There are nine Pirates remaining who are arb-eligible: Garrett Jones, Joel Hanrahan, Charlie Morton, Evan Meek, Jeff Karstens, Chris Resop, Jose Veras, Ross Ohlendorf and Jason Grilli.
Tim Dierkes of MLB Trade Rumors says "Relievers Meek, Resop, Veras, Grilli, and Hanrahan figure to be
tendered contracts. Each should fall between $800K and $1.5MM, with the exception of Hanrahan, whose saves should propel him to $3.9MM. Starters Morton ($2.2MM) and Karstens ($2.8MM) will remain affordable as well."
"If Meek, Jones, Morton, Resop, Hanrahan, Karstens, Veras, and Grilli are retained," he speculates, "the total could be around $16M." He was assuming Steve Pearce, Brandon Wood and Ohlie weren't getting tendered, and so far he's right for two out of three. We'd guess Veras and Resop are on the bubble, and others have added Jones to that category.
We'd think non-tendering Jones without shoring up first base would be a mistake by the FO. And even if they do fill the position, for the money he'd earn, Jones would be worth keeping if nothing more than a multi-positional lefty bench bat and shiny trade lure.
2 comments:
The biggest potential benefit with Barajas is that he appears to be healthy and seems likely to stay that way. If I've said it once, I've said it a thousand times: it's far, FAR better to have known quantities on your team, even if they are "reliably average", than it is to get good production in dribs and drabs from players who might be more talented but who can't be counted on to go out there every day.

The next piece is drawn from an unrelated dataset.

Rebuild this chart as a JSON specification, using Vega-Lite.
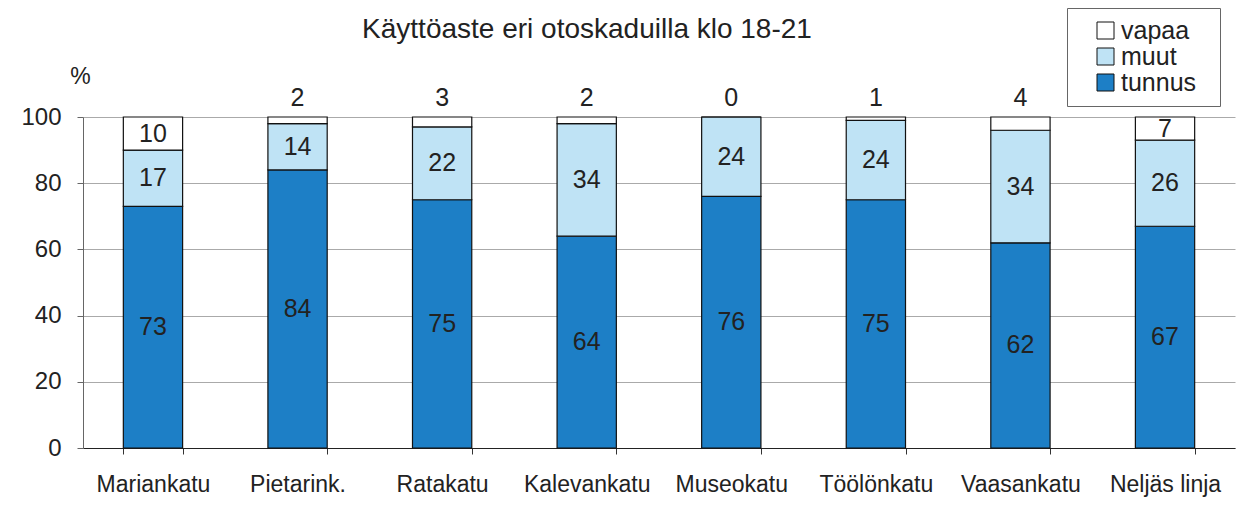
{
  "$schema": "https://vega.github.io/schema/vega-lite/v6.json",
  "autosize": {"type": "none"},
  "padding": {"top": 117, "left": 83, "right": 6, "bottom": 61},
  "width": 1152,
  "height": 331,
  "background": "white",
  "title": {
    "text": "Käyttöaste eri otoskaduilla klo 18-21",
    "anchor": "middle",
    "frame": "group",
    "dx": -72,
    "offset": -58,
    "baseline": "alphabetic",
    "font": "Liberation Sans",
    "fontSize": 28,
    "fontWeight": "normal",
    "color": "#222"
  },
  "config": {
    "font": "Liberation Sans",
    "view": {"stroke": null}
  },
  "data": {
    "values": [
      {"katu": "Mariankatu", "luokka": "tunnus", "arvo": 73},
      {"katu": "Mariankatu", "luokka": "muut", "arvo": 17},
      {"katu": "Mariankatu", "luokka": "vapaa", "arvo": 10},
      {"katu": "Pietarink.", "luokka": "tunnus", "arvo": 84},
      {"katu": "Pietarink.", "luokka": "muut", "arvo": 14},
      {"katu": "Pietarink.", "luokka": "vapaa", "arvo": 2},
      {"katu": "Ratakatu", "luokka": "tunnus", "arvo": 75},
      {"katu": "Ratakatu", "luokka": "muut", "arvo": 22},
      {"katu": "Ratakatu", "luokka": "vapaa", "arvo": 3},
      {"katu": "Kalevankatu", "luokka": "tunnus", "arvo": 64},
      {"katu": "Kalevankatu", "luokka": "muut", "arvo": 34},
      {"katu": "Kalevankatu", "luokka": "vapaa", "arvo": 2},
      {"katu": "Museokatu", "luokka": "tunnus", "arvo": 76},
      {"katu": "Museokatu", "luokka": "muut", "arvo": 24},
      {"katu": "Museokatu", "luokka": "vapaa", "arvo": 0},
      {"katu": "Töölönkatu", "luokka": "tunnus", "arvo": 75},
      {"katu": "Töölönkatu", "luokka": "muut", "arvo": 24},
      {"katu": "Töölönkatu", "luokka": "vapaa", "arvo": 1},
      {"katu": "Vaasankatu", "luokka": "tunnus", "arvo": 62},
      {"katu": "Vaasankatu", "luokka": "muut", "arvo": 34},
      {"katu": "Vaasankatu", "luokka": "vapaa", "arvo": 4},
      {"katu": "Neljäs linja", "luokka": "tunnus", "arvo": 67},
      {"katu": "Neljäs linja", "luokka": "muut", "arvo": 26},
      {"katu": "Neljäs linja", "luokka": "vapaa", "arvo": 7}
    ]
  },
  "transform": [
    {"calculate": "indexof(['tunnus','muut','vapaa'], datum.luokka)", "as": "jarj"},
    {"stack": "arvo", "groupby": ["katu"], "sort": [{"field": "jarj", "order": "ascending"}], "as": ["y0", "y1"]},
    {"calculate": "(datum.y0 + datum.y1) / 2", "as": "ymid"}
  ],
  "encoding": {
    "x": {
      "field": "katu",
      "type": "nominal",
      "sort": null,
      "scale": {"paddingInner": 0.59, "paddingOuter": 0.279},
      "axis": {
        "title": null,
        "labelAngle": 0,
        "labelFontSize": 23,
        "labelColor": "#222",
        "labelPadding": 19,
        "tickBand": "extent",
        "tickSize": 6,
        "tickColor": "#333",
        "domainColor": "#222",
        "domainWidth": 1.2,
        "grid": false
      }
    }
  },
  "layer": [
    {
      "mark": {"type": "bar", "stroke": "#111", "strokeWidth": 1.2},
      "encoding": {
        "y": {
          "field": "y0",
          "type": "quantitative",
          "scale": {"domain": [0, 100], "nice": false},
          "axis": {
            "values": [0, 20, 40, 60, 80, 100],
            "title": "%",
            "titleAngle": 0,
            "titleX": -3,
            "titleY": -34,
            "titleAlign": "center",
            "titleBaseline": "alphabetic",
            "titleFontSize": 23,
            "titleFontWeight": "normal",
            "titleColor": "#222",
            "labelFontSize": 24,
            "labelColor": "#222",
            "labelPadding": 16,
            "tickSize": 6,
            "tickColor": "#666",
            "domainColor": "#666",
            "gridColor": "#aaa",
            "gridWidth": 1
          }
        },
        "y2": {"field": "y1"},
        "color": {
          "field": "luokka",
          "type": "nominal",
          "scale": {"domain": ["vapaa", "muut", "tunnus"], "range": ["#ffffff", "#bfe3f5", "#1d7fc6"]},
          "legend": {
            "title": "\u00a0",
            "titleOrient": "right",
            "titlePadding": 14,
            "titleFontSize": 25,
            "orient": "none",
            "legendX": 984,
            "legendY": -109,
            "padding": 10,
            "fillColor": "white",
            "strokeColor": "#666",
            "symbolType": "square",
            "symbolSize": 289,
            "symbolStrokeColor": "#111",
            "symbolStrokeWidth": 1,
            "symbolOffset": 16,
            "labelFontSize": 25,
            "labelColor": "#222",
            "labelOffset": 3,
            "rowPadding": 0
          }
        }
      }
    },
    {
      "transform": [{"filter": "datum.arvo >= 5"}],
      "mark": {"type": "text", "fontSize": 25, "color": "#222", "baseline": "middle"},
      "encoding": {
        "y": {"field": "ymid", "type": "quantitative"},
        "text": {"field": "arvo", "type": "quantitative"}
      }
    },
    {
      "transform": [{"filter": "datum.arvo < 5"}],
      "mark": {"type": "text", "fontSize": 25, "color": "#222", "baseline": "alphabetic", "dy": -11},
      "encoding": {
        "y": {"field": "y1", "type": "quantitative"},
        "text": {"field": "arvo", "type": "quantitative"}
      }
    }
  ]
}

The only thing I'm the least bit concerned with where Barajas is concerned is, of course, his age. But some catchers play forever, and Barajas doesn't have excessive mileage considering how many years he's been in the league. I would gladly take the same or similar production that he gave the Dodgers last year. If he can play 110 games and give us 350 at bats with good defense, he and Jaramillo will be a significant upgrade over what we had in 2011 and for several years before that. As a one or two year bridge to Sanchez and Fryer (or someone else), I am optimistic he'll be just fine. The only risk, really, is that he might "suddenly get old". As long as that doesn't happen, though, I think we're in business!
I like the signing, Will. A little consistency behind the dish should help the cause. Looks like they're planning on landing a SS next; we'll see. Should be an interesting off season.